Wal-Mart’s Urban Image

According to Reuters:

Cable channel BET and Wal-Mart announced a marketing alliance Tuesday that will provide Wal-Mart and Sam's Club stores with exclusive companion DVDs that contain BET programming and content related to urban-oriented music and movie releases.

The DVDs will be packaged with the music and movie releases and sold as "BET Official" branded two-packs in BET-branded retail sections and at other merchandising displays throughout thousands of Wal-Mart and Sam's Club locations nationwide.
After hearing this we're now waiting for Wal-Mart to team up with Jay-Z for a "I've got 99 problems but low prices ain't one" campaign.

Seriously, this is yet another crafty move by Wal-Mart to gain exposure in the various urban communities that it wants to enter or expand in. Despite its previously documented problems with race discrimination, the mega-retailer believes that by sponsoring film festivals, scholarships and other minority-targeted programs it has a better chance of breaching places like New York City.

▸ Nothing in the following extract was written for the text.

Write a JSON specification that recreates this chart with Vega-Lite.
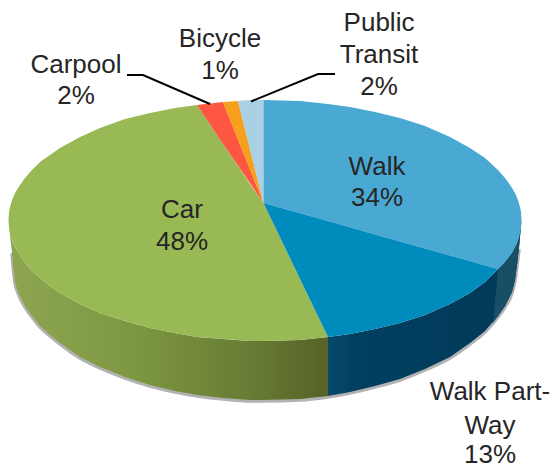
{"$schema":"https://vega.github.io/schema/vega-lite/v6.json","autosize":{"type":"none"},"width":551,"height":468,"padding":0,"background":"white","config":{"view":{"stroke":null}},
"datasets":{
"slices":[
{"part":"Car","x":8.5,"y":220,"y2":220},{"part":"Car","x":9,"y":212,"y2":228},{"part":"Car","x":10,"y":207,"y2":233},{"part":"Car","x":12,"y":200,"y2":240},{"part":"Car","x":15,"y":193,"y2":247},{"part":"Car","x":20,"y":185,"y2":256},{"part":"Car","x":25,"y":178,"y2":263},{"part":"Car","x":32,"y":170,"y2":271},{"part":"Car","x":40,"y":162,"y2":278},{"part":"Car","x":50,"y":155,"y2":286},{"part":"Car","x":60,"y":148,"y2":293},{"part":"Car","x":80,"y":137,"y2":304},{"part":"Car","x":100,"y":128,"y2":313},{"part":"Car","x":125,"y":119,"y2":321},{"part":"Car","x":150,"y":113,"y2":328},{"part":"Car","x":175,"y":108,"y2":333},{"part":"Car","x":197,"y":105,"y2":337},{"part":"Car","x":223,"y":144,"y2":339},{"part":"Car","x":238,"y":166,"y2":340},{"part":"Car","x":250,"y":184,"y2":341},{"part":"Car","x":263.5,"y":203,"y2":341},{"part":"Car","x":300,"y":279,"y2":340},{"part":"Car","x":328,"y":337,"y2":337},
{"part":"Carpool","x":197,"y":105,"y2":105},{"part":"Carpool","x":223,"y":102,"y2":144},{"part":"Carpool","x":263.5,"y":203,"y2":203},
{"part":"Bicycle","x":223,"y":102,"y2":102},{"part":"Bicycle","x":238,"y":101,"y2":140},{"part":"Bicycle","x":263.5,"y":203,"y2":203},
{"part":"Public Transit","x":238,"y":101,"y2":101},{"part":"Public Transit","x":250,"y":100,"y2":150},{"part":"Public Transit","x":263.5,"y":100,"y2":203},
{"part":"Walk","x":263.5,"y":100,"y2":203},{"part":"Walk","x":300,"y":101,"y2":213.3},{"part":"Walk","x":328,"y":104,"y2":221},{"part":"Walk","x":350,"y":107,"y2":227.3},{"part":"Walk","x":375,"y":112,"y2":234.4},{"part":"Walk","x":400,"y":118,"y2":241.4},{"part":"Walk","x":425,"y":126,"y2":248.5},{"part":"Walk","x":450,"y":137,"y2":255.5},{"part":"Walk","x":470,"y":148,"y2":261},{"part":"Walk","x":485,"y":158,"y2":265.4},{"part":"Walk","x":498,"y":170,"y2":269},{"part":"Walk","x":505,"y":178,"y2":262},{"part":"Walk","x":508,"y":182,"y2":258},{"part":"Walk","x":512,"y":188,"y2":253},{"part":"Walk","x":515,"y":193,"y2":247},{"part":"Walk","x":518,"y":200,"y2":240},{"part":"Walk","x":520,"y":207,"y2":233},{"part":"Walk","x":521,"y":212,"y2":228},{"part":"Walk","x":521.5,"y":220,"y2":220},
{"part":"Walk Part-Way","x":263.5,"y":203,"y2":203},{"part":"Walk Part-Way","x":300,"y":213.3,"y2":279},{"part":"Walk Part-Way","x":328,"y":221,"y2":337},{"part":"Walk Part-Way","x":350,"y":227.3,"y2":334},{"part":"Walk Part-Way","x":375,"y":234.4,"y2":329},{"part":"Walk Part-Way","x":400,"y":241.4,"y2":323},{"part":"Walk Part-Way","x":425,"y":248.5,"y2":315},{"part":"Walk Part-Way","x":450,"y":255.5,"y2":304},{"part":"Walk Part-Way","x":470,"y":261,"y2":293},{"part":"Walk Part-Way","x":485,"y":265.4,"y2":282},{"part":"Walk Part-Way","x":498,"y":269,"y2":269}
],
"walls":[
{"part":"green","x":8.5,"y":220,"y2":220},{"part":"green","x":10,"y":233,"y2":236},{"part":"green","x":12,"y":240,"y2":252},{"part":"green","x":13,"y":243,"y2":265},{"part":"green","x":15,"y":247,"y2":282},{"part":"green","x":18,"y":252,"y2":292},{"part":"green","x":25,"y":263,"y2":306},{"part":"green","x":32,"y":271,"y2":316},{"part":"green","x":40,"y":278,"y2":326},{"part":"green","x":50,"y":286,"y2":335},{"part":"green","x":60,"y":293,"y2":343},{"part":"green","x":80,"y":304,"y2":357},{"part":"green","x":100,"y":313,"y2":367},{"part":"green","x":125,"y":321,"y2":377},{"part":"green","x":150,"y":328,"y2":385},{"part":"green","x":175,"y":333,"y2":391},{"part":"green","x":197,"y":337,"y2":395},{"part":"green","x":223,"y":339,"y2":398},{"part":"green","x":250,"y":341,"y2":400},{"part":"green","x":263,"y":341,"y2":400},{"part":"green","x":300,"y":340,"y2":399},{"part":"green","x":328,"y":337,"y2":396},
{"part":"blue","x":328,"y":337,"y2":396},{"part":"blue","x":350,"y":334,"y2":392},{"part":"blue","x":375,"y":329,"y2":386},{"part":"blue","x":400,"y":323,"y2":379},{"part":"blue","x":425,"y":315,"y2":369},{"part":"blue","x":450,"y":304,"y2":357},{"part":"blue","x":470,"y":293,"y2":343},{"part":"blue","x":485,"y":282,"y2":331},{"part":"blue","x":498,"y":269,"y2":316},{"part":"blue","x":505,"y":262,"y2":306},{"part":"blue","x":512,"y":253,"y2":292},{"part":"blue","x":515,"y":247,"y2":280},{"part":"blue","x":517,"y":243,"y2":265},{"part":"blue","x":519,"y":237,"y2":248},{"part":"blue","x":521.5,"y":220,"y2":220}
],
"end":[
{"x":493,"y":323,"y2":323},{"x":498,"y":269,"y2":316},{"x":505,"y":262,"y2":306},{"x":512,"y":253,"y2":292},{"x":515,"y":247,"y2":280},{"x":517,"y":243,"y2":265},{"x":519,"y":237,"y2":248},{"x":521.5,"y":220,"y2":220}
],
"leaders":[
{"part":"Carpool","x":127,"y":75},{"part":"Carpool","x":143,"y":75},{"part":"Carpool","x":210,"y":104},
{"part":"Public Transit","x":251,"y":101.5},{"part":"Public Transit","x":318,"y":74},{"part":"Public Transit","x":335,"y":74}
],
"labels":[
{"text":"Walk","x":377,"y":167},{"text":"34%","x":377,"y":198},
{"text":"Car","x":182,"y":210},{"text":"48%","x":182,"y":242},
{"text":"Carpool","x":76,"y":65},{"text":"2%","x":76,"y":96},
{"text":"Bicycle","x":220,"y":39},{"text":"1%","x":220,"y":71},
{"text":"Public","x":379,"y":23},{"text":"Transit","x":379,"y":55},{"text":"2%","x":379,"y":87},
{"text":"Walk Part-","x":490,"y":392},{"text":"Way","x":490,"y":426},{"text":"13%","x":490,"y":455}
]
},
"encoding":{
"x":{"field":"x","type":"quantitative","scale":{"domain":[0,551],"nice":false,"zero":false},"axis":null},
"y":{"field":"y","type":"quantitative","scale":{"domain":[0,468],"reverse":true,"nice":false,"zero":false},"axis":null}
},
"layer":[
{"data":{"name":"walls"},"transform":[{"filter":"datum.y2>240"}],"mark":{"type":"line","stroke":"#555555","strokeWidth":3.5,"opacity":0.45,"yOffset":1,"interpolate":"monotone"},"encoding":{"y":{"field":"y2","type":"quantitative"},"detail":{"field":"part"}}},
{"data":{"name":"walls"},"transform":[{"filter":"datum.part==='green'"}],"mark":{"type":"area","color":{"gradient":"linear","x1":0,"y1":0,"x2":1,"y2":0,"stops":[{"offset":0,"color":"#8ea651"},{"offset":0.4,"color":"#7d9740"},{"offset":0.75,"color":"#687c35"},{"offset":1,"color":"#566226"}]}},"encoding":{"y2":{"field":"y2"}}},
{"data":{"name":"walls"},"transform":[{"filter":"datum.part==='blue'"}],"mark":{"type":"area","color":{"gradient":"linear","x1":0,"y1":0,"x2":1,"y2":0,"stops":[{"offset":0,"color":"#064a6c"},{"offset":0.15,"color":"#023f60"},{"offset":1,"color":"#003a58"}]}},"encoding":{"y2":{"field":"y2"}}},
{"data":{"name":"end"},"mark":{"type":"area","color":"#194f66"},"encoding":{"y2":{"field":"y2"}}},
{"data":{"name":"slices"},"mark":{"type":"area"},"encoding":{"y2":{"field":"y2"},"color":{"field":"part","type":"nominal","legend":null,"scale":{"domain":["Car","Carpool","Bicycle","Public Transit","Walk","Walk Part-Way"],"range":["#99b955","#fe5741","#f8a01e","#a9d0e3","#4aa9d2","#008bbd"]}}}},
{"data":{"name":"leaders"},"mark":{"type":"line","color":"#000000","strokeWidth":2},"encoding":{"detail":{"field":"part"}}},
{"data":{"name":"labels"},"mark":{"type":"text","font":"Liberation Sans","fontSize":26,"color":"#262626","align":"center","baseline":"middle"},"encoding":{"text":{"field":"text"}}}
]}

And according to a new treacly Time magazine article the strategy is partially working in Chicago:

In the past decade, the world's biggest retailer has been portrayed as a brutal giant, accused of wiping out small businesses, union busting, discrimination against female employees, employing illegal immigrants--not to mention the knock, vehemently disputed by the company, of being a low payer. But recently one of America's most embattled corporations has found an ally in one of America's most embattled demographics. No longer content to let its profits do the talking, Wal-Mart is trying to remake its image, in some measure with the aid of inner-city African Americans. The math is simple: Wal-Mart offers stores and jobs to poor black communities that are hemorrhaging both. Meanwhile, those communities extol the virtues of Wal-Mart, offering a buffer against the company's critics.
For a good critique of this piece check out JR on Daily Kos.

However, it remains to be seen whether the same success will be duplicated here in New York City. We have pointed out that Wal-Mart’s best shot in the 5 boroughs would be in a lower-income minority neighborhood but, unlike Chicago, a number of black and Hispanic elected officials here are against the store and there is less racial tension between minority New Yorkers and the labor movement.